Well, trout isn't that common where I am, but I had received the opportunity to purchase an entire halibut though our CSF (community-supported fishery), Real Good Fish. I figured that halibut cooked this way would be fantastic. But, first, I had to fillet the whole fish. I mentioned it to Jake and came home to the fish cleaned and filleted.
Did you take any photos of the process for my post? I asked. I got a blank stare in return. I'm writing about this for a post...did the boys take any photos of you filleting the fish? Any photos at all?!
"I'm not a food blogger," he responded.
But I am! I almost wailed.
"Sorry," he said, "maybe next time." But he was unconvincing and I knew I would just have to live without the photos. Darn.
Ingredients serves 4
- two halibut fillets (mine were just over 1 pound each)

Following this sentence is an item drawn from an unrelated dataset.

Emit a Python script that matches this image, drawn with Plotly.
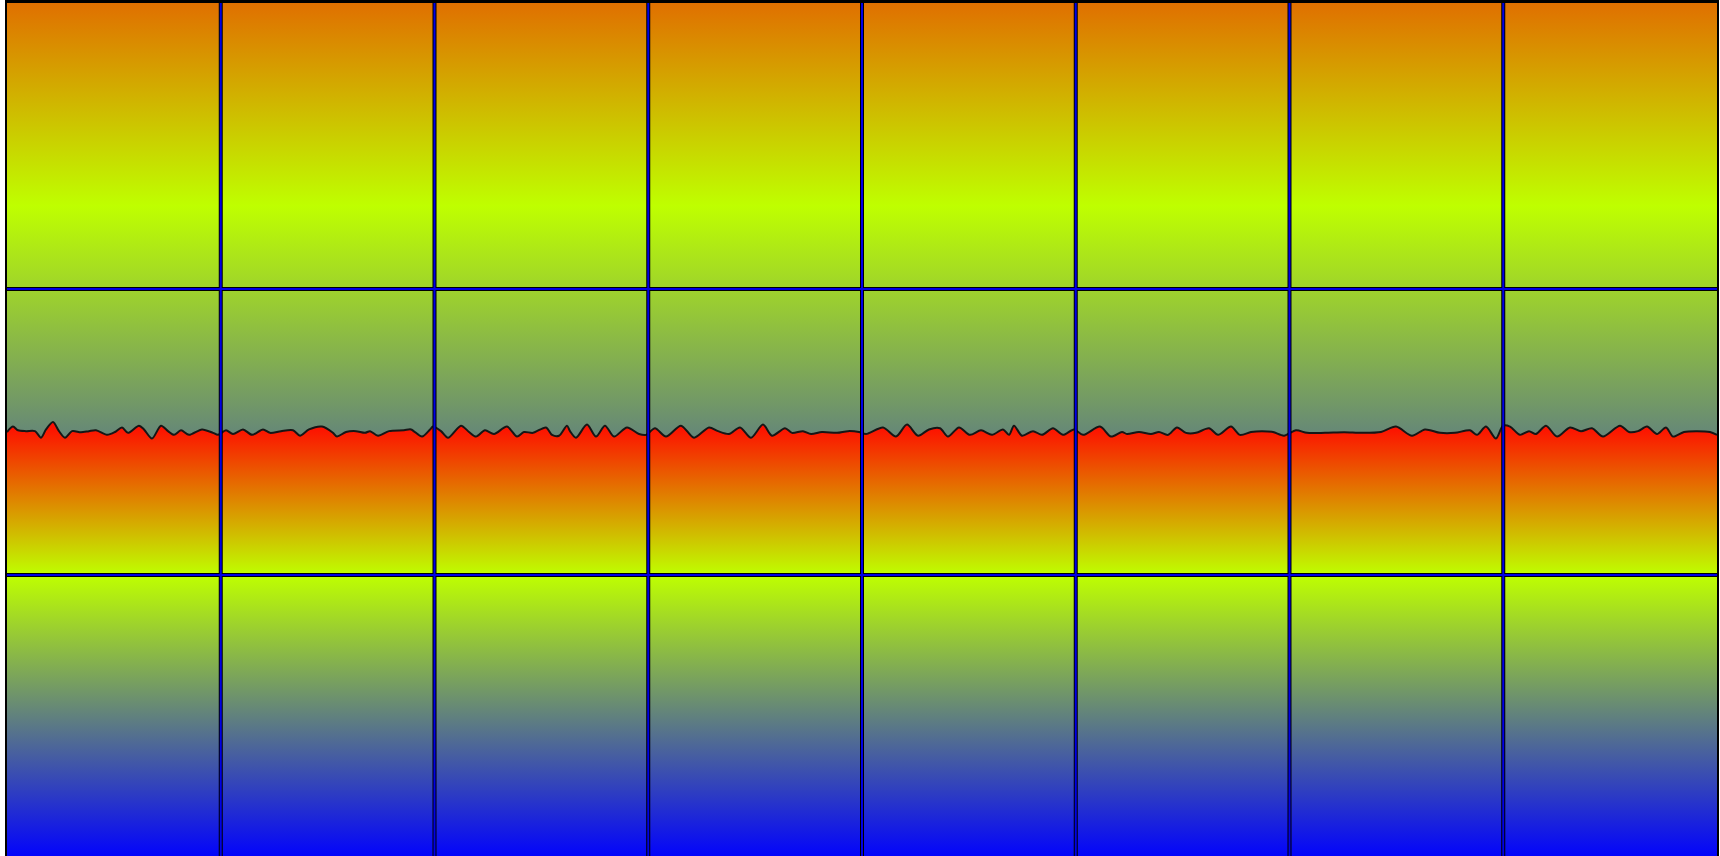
import plotly.graph_objects as go

# x positions (horizontal units, 0..1710) and line values
x_vals = [0, 6, 11, 19, 28, 34, 39, 46, 52, 58, 65, 74, 82, 89, 100, 108, 115, 121, 132, 137,
          145, 154, 161, 167, 174, 182, 195, 206, 211, 219, 226, 236, 245, 256, 263, 274, 286, 293,
          302, 315, 326, 330, 339, 349, 358, 363, 371, 382, 397, 404, 415, 423, 426, 434, 441, 454,
          462, 469, 478, 487, 500, 510, 517, 526, 539, 545, 552, 560, 563, 569, 580, 589, 598, 607,
          620, 632, 639, 648, 659, 674, 687, 702, 711, 722, 733, 744, 756, 765, 778, 785, 796, 804,
          815, 830, 841, 852, 859, 876, 889, 900, 911, 922, 933, 941, 952, 963, 974, 985, 996, 1002,
          1007, 1015, 1026, 1035, 1046, 1056, 1067, 1076, 1093, 1104, 1115, 1120, 1132, 1144, 1152,
          1161, 1170, 1179, 1189, 1202, 1211, 1224, 1233, 1244, 1255, 1266, 1277, 1289, 1300, 1318,
          1337, 1355, 1374, 1389, 1405, 1418, 1433, 1448, 1463, 1470, 1479, 1489, 1496, 1503, 1513,
          1522, 1529, 1539, 1550, 1563, 1574, 1585, 1596, 1613, 1622, 1631, 1640, 1650, 1659, 1666,
          1677, 1689, 1703, 1710]
y_vals = [1.500, 1.519, 1.506, 1.503, 1.503, 1.480, 1.509, 1.535, 1.503, 1.480, 1.503, 1.499,
          1.503, 1.506, 1.490, 1.500, 1.516, 1.497, 1.522, 1.509, 1.477, 1.522, 1.503, 1.490,
          1.506, 1.490, 1.509, 1.497, 1.490, 1.506, 1.493, 1.509, 1.490, 1.509, 1.497, 1.503,
          1.506, 1.487, 1.509, 1.519, 1.497, 1.484, 1.500, 1.503, 1.497, 1.503, 1.487, 1.503,
          1.506, 1.509, 1.484, 1.509, 1.519, 1.503, 1.480, 1.522, 1.500, 1.484, 1.506, 1.493,
          1.519, 1.484, 1.500, 1.497, 1.516, 1.490, 1.487, 1.522, 1.503, 1.480, 1.526, 1.484,
          1.522, 1.484, 1.516, 1.493, 1.490, 1.513, 1.484, 1.522, 1.480, 1.516, 1.503, 1.493,
          1.516, 1.480, 1.526, 1.487, 1.513, 1.497, 1.503, 1.493, 1.500, 1.497, 1.503, 1.500,
          1.493, 1.516, 1.484, 1.526, 1.487, 1.509, 1.513, 1.484, 1.516, 1.490, 1.506, 1.490,
          1.509, 1.490, 1.522, 1.487, 1.503, 1.490, 1.513, 1.490, 1.509, 1.490, 1.519, 1.484,
          1.500, 1.493, 1.500, 1.493, 1.500, 1.490, 1.516, 1.497, 1.497, 1.513, 1.490, 1.519,
          1.490, 1.500, 1.503, 1.500, 1.487, 1.506, 1.497, 1.497, 1.499, 1.497, 1.500, 1.519,
          1.487, 1.509, 1.497, 1.497, 1.506, 1.490, 1.519, 1.477, 1.522, 1.519, 1.490, 1.503,
          1.493, 1.522, 1.484, 1.516, 1.503, 1.513, 1.484, 1.522, 1.500, 1.503, 1.519, 1.493,
          1.516, 1.484, 1.500, 1.503, 1.500, 1.490]

x_range = [0, 1710]
y_range = [0.0175, 3]
x_grid = [213.75, 427.5, 641.25, 855, 1068.75, 1282.5, 1496.25]
y_grid = [1, 2]

BLUE = "rgb(0,0,255)"
LIME = "rgb(191,255,0)"
RED = "rgb(255,10,0)"
ORANGE = "rgb(224,112,0)"

fig = go.Figure()

# area under the line
fig.add_trace(go.Scatter(
    x=x_vals, y=y_vals, mode="lines", line=dict(width=0, shape="spline", smoothing=0.8),
    fill="tozeroy",
    fillgradient=dict(type="vertical", start=0, stop=1.53,
                      colorscale=[[0, BLUE], [0.654, LIME], [1, RED]]),
    hoverinfo="skip", showlegend=False))

# region above the line
fig.add_trace(go.Scatter(
    x=x_range, y=[y_range[1], y_range[1]], mode="lines", line=dict(width=0), fill="tonexty",
    fillgradient=dict(type="vertical", start=0.585, stop=3,
                      colorscale=[[0, BLUE], [0.706, LIME], [1, ORANGE]]),
    hoverinfo="skip", showlegend=False))

# the line itself
fig.add_trace(go.Scatter(
    x=x_vals, y=y_vals, mode="lines",
    line=dict(color="#161616", width=2, shape="spline", smoothing=0.8),
    showlegend=False))

shapes = []
for color, w in (("#000000", 4), ("#0000e6", 2)):
    for gx in x_grid:
        shapes.append(dict(type="line", xref="x", yref="paper", x0=gx, x1=gx, y0=0, y1=1,
                           line=dict(color=color, width=w), layer="above"))
    for gy in y_grid:
        shapes.append(dict(type="line", xref="paper", yref="y", x0=0, x1=1, y0=gy, y1=gy,
                           line=dict(color=color, width=w), layer="above"))

fig.update_layout(
    width=1720, height=856,
    margin=dict(l=7, r=3, t=3, b=0, pad=0),
    paper_bgcolor="white", plot_bgcolor="white",
    shapes=shapes,
    xaxis=dict(range=x_range, showgrid=False, zeroline=False, showticklabels=False,
               ticks="", side="top", showline=True, linecolor="black", linewidth=3),
    yaxis=dict(range=y_range, showgrid=False, zeroline=False, showticklabels=False,
               ticks="", showline=True, mirror=True, linecolor="black", linewidth=2),
)

fig.write_html("out.html", config={"displayModeBar": False},
               post_script="document.body.style.margin='0';")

- an assortment of citrus for roasting, squeezing, and serving (I used a mixture of organic lemons, blood oranges, grapefruits, and mandarins)
- freshly ground salt
- freshly ground pepper
- fennel pollen, optional
- Also needed: olive oil, parchment paper
Procedure
Preheat oven to 450 degrees F.
Thinly slice citrus and arrange them on a parchment-lined baking sheet. Place fish on top of the citrus and sprinkle with salt, pepper, and fennel pollen, if using.
Arrange smaller segments of citrus on top of the fish. Squeeze citrus juice over the fish, then drizzle with olive oil. Place in the oven and bake until just opaque, these took approximately 10 minutes.
If citrus slices
have not browned or singed, place the pan under broiler for a minute. Serve drizzled with more olive oil and another squeeze of citrus.
I served this with a fennel slaw and some Chiaretto. You'll see pairing notes for that match soon. Cin cin.